China Won’t Rule The Skies
A guest piece in The Diplomat:
Obviously, if China were to successfully field a fighter with even a fraction of the F-22’s versatility or survivability, that would present major problems for neighbours such as Taiwan—there’s no air surveillance radar in the world today that can successfully track a fifth-generation fighter.
Actually every stealth aircraft has some slight radar return and just about every air surveillance radar can track every stealth aircraft, if it is close enough.
A radar warning device, like the fuzz buster for a car to help prevent speeding tickets, can detect a radar out to a distance governed by the power of the radar divided by the square of the distance. Therefore a radar that is four times as bright can be detected twice as far away. The reason for this is that doubling the radius of a sphere increases its surface area by four times, but increasing the power of the radar by four times keeps the same energy striking a limited surface like the antenna of the detector.
Radars work by detecting the reflection of their own transmissions on the targets. So a target that is twice as far away will have a fourth the energy striking it and this return spot will then be divided by another factor of four on the return trip. Therefore to detect the same target twice as far away requires a radar with 16 times the power. Distance applies as the fourth power.

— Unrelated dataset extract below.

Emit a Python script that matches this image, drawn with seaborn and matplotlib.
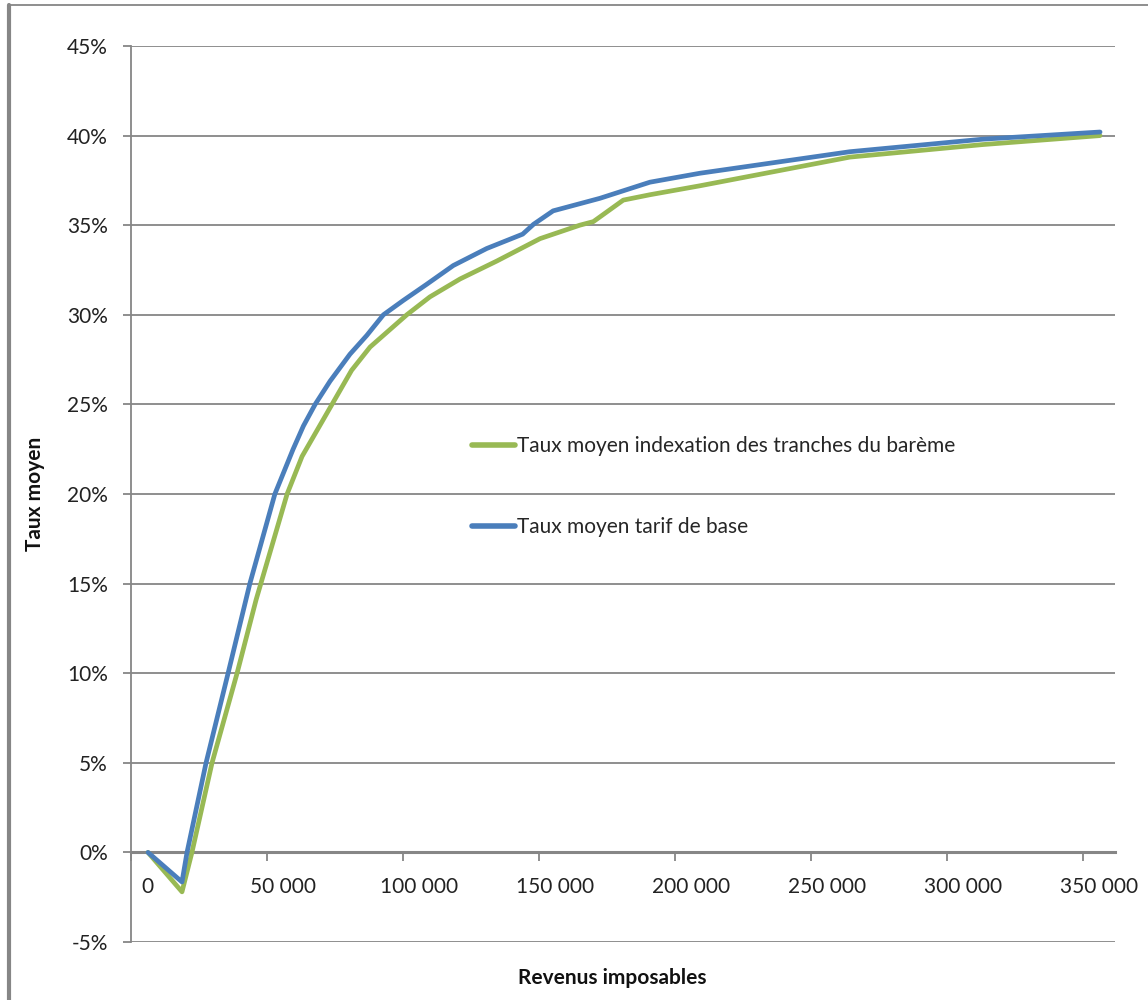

Now let's mount the fuzz buster on a stealth car with the same radar return as the F-22 Raptor, that is to say it reflects radar waves as if it where a steel marble. This gives the same result as reducing the power of the radar by the ratio of the change in the Radar Cross Section (RCS). A car has a front surface area of say two meters and no concern for stealth in its design so let's assume that it has an RCS on the order of one square meter. The steal marble has a surface area 10000 times smaller and so is detected at a tenth of the usual range. The cops could search at the usual range by using a radar that is 10000 times more powerful. (However microwave ovens are a spinoff from radar research, which is why navy ships and fighter aircraft have danger signs marking their radars.) But this dangerously powerful traffic radar could be picked up by the fuzz buster from a hundred times further out so the driver would have plenty of warning.
And that is how the F-22 Raptor avoids being seen on radar. It sees the radars first (ground or air based) and avoids them.
Now, who was this person who wrote the article who didn't know anything about radar?
Dr. Loren Thompson is Chief Operating Officer of the Lexington Institute, located near Washington, D.C.